Adeus, Clarice! foi a obra que encerrou a tríade de montagens inspiradas em Clarice Lispector. O motorista do ônibus que vos escreve decide mudar de rota, trocando os ensaios fatigados e pesados, pelo fardo de carregar a vontade de querer ser um grupo de teatro alagoano em uma linda despedida de um grupo de amigos - esses que mais choraram nos últimos ensaios do que pronunciaram seus textos. Brincamos de cantar fingindo preocupação com a afinação, quando na verdade nossa única preocupação era ser feliz em uma sala preta, sem refletores.

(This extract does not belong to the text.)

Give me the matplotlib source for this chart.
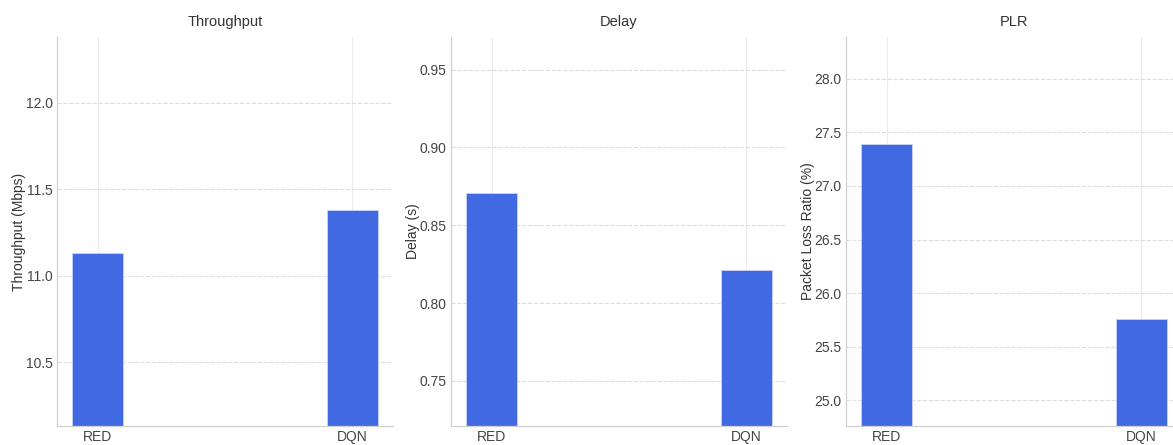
import matplotlib.pyplot as plt
from matplotlib.ticker import MultipleLocator

# data
methods = ["RED", "DQN"]
throughput = [11.13, 11.38]
delay = [0.871, 0.821]
plr = [27.39, 25.76]

panels = [
    ("Throughput", "Throughput (Mbps)", throughput, 1.0, 0.5),
    ("Delay", "Delay (s)", delay, 0.1, 0.05),
    ("PLR", "Packet Loss Ratio (%)", plr, 1.0, 0.5),
]

plt.style.use("seaborn-v0_8-whitegrid")
plt.rcParams["font.family"] = ["Liberation Sans", "DejaVu Sans"]

W, H = 1173, 445
fig = plt.figure(figsize=(W / 100, H / 100), dpi=100)

lefts = [57, 451, 846]
ax_w, ax_top, ax_bot = 336, 37, 426

for left, (title, ylabel, vals, pad, step) in zip(lefts, panels):
    ax = fig.add_axes([left / W, (H - ax_bot) / H, ax_w / W, (ax_bot - ax_top) / H])
    ax.bar(methods, vals, width=0.2, color="royalblue", edgecolor="#c9d4f5", linewidth=0.6)
    ax.set_ylim(min(vals) - pad, max(vals) + pad)
    ax.yaxis.set_major_locator(MultipleLocator(step))
    ax.set_title(title, fontsize=10.5, color="#333333", pad=8)
    ax.set_ylabel(ylabel, fontsize=10, color="#333333", labelpad=0)
    ax.tick_params(labelsize=10, colors="#444444", pad=3)
    ax.grid(axis="x", color="#ececec", linestyle="-", linewidth=0.8)
    ax.grid(axis="y", color="#dddddd", linestyle="--", linewidth=0.8)
    ax.set_axisbelow(True)
    for side in ["top", "right"]:
        ax.spines[side].set_visible(False)
    for side in ["left", "bottom"]:
        ax.spines[side].set_color("#d0d0d0")
        ax.spines[side].set_linewidth(0.9)

fig.savefig("out.png", dpi=100)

Agradecemos aos encontros proporcionados e recebemos uma singela homenagem de um evento, nos colocando como melhor produção teatral do ano. Isso não nos importava, mas abraçamos a poesia do tempo, lembrando das noites mal dormidas porque somos jovens: tivemos que nos dividir em festas de madrugada da sexta e ensaios do dia ensolarado de sábado e domingo.

Foto: W. Anunciação

Em seguida continuamos, bem menores, enxutos e com a esperança de mais momentos de poesia. Com a primeira montagem de dramaturgia autoral, sem uma inspiração declarada. A Descoberta de Um, espetáculo que superou os limites individuais do grupo, onde eram três apresentações do mesmo espetáculo. Os espaços então começaram a se abrir e aquela tímida obra, com apenas 10% do grupo ganha forma e mais espaços. É claro que, não tem sido fácil, na verdade nunca foi. Temos a consciência também de que nunca será.

Foto: W. Anunciação


Declaro nesse texto a saudade: dos almoços divididos, das caras de sono pós-festa nos ensaios, das brigas de diretor com a designer, do medo de errar o texto, do cheiro de ovo para limpar, dos galhos secos para amarrar, das conversas pré-ensaio sobre signos, dos ensaios de olhos vendados, dos fotógrafos com e sem cabelo, dos ex namoros formados, dos sonhos compartilhados em uma sala que reprimia e abrigava.

Foto: W. Anunciação
Declaro nesse texto também a gratidão: pela busca individual de todos, pelas brigas com a designer (novamente), pelos beijos roubados, os tapas contidos, a fúria amansada, os cigarros compartilhados, o medo superado, as cadeiras afastadas, as galochas compradas, aos apoios externos e as lembranças jamais borradas.

Foto: W. Anunciação

Seguimos em cartaz tentando DESCOBRIR, mas com esperanças do novamente ver o ESPECTRO de uma GRANJA que não se deu um definitivo ADEUS.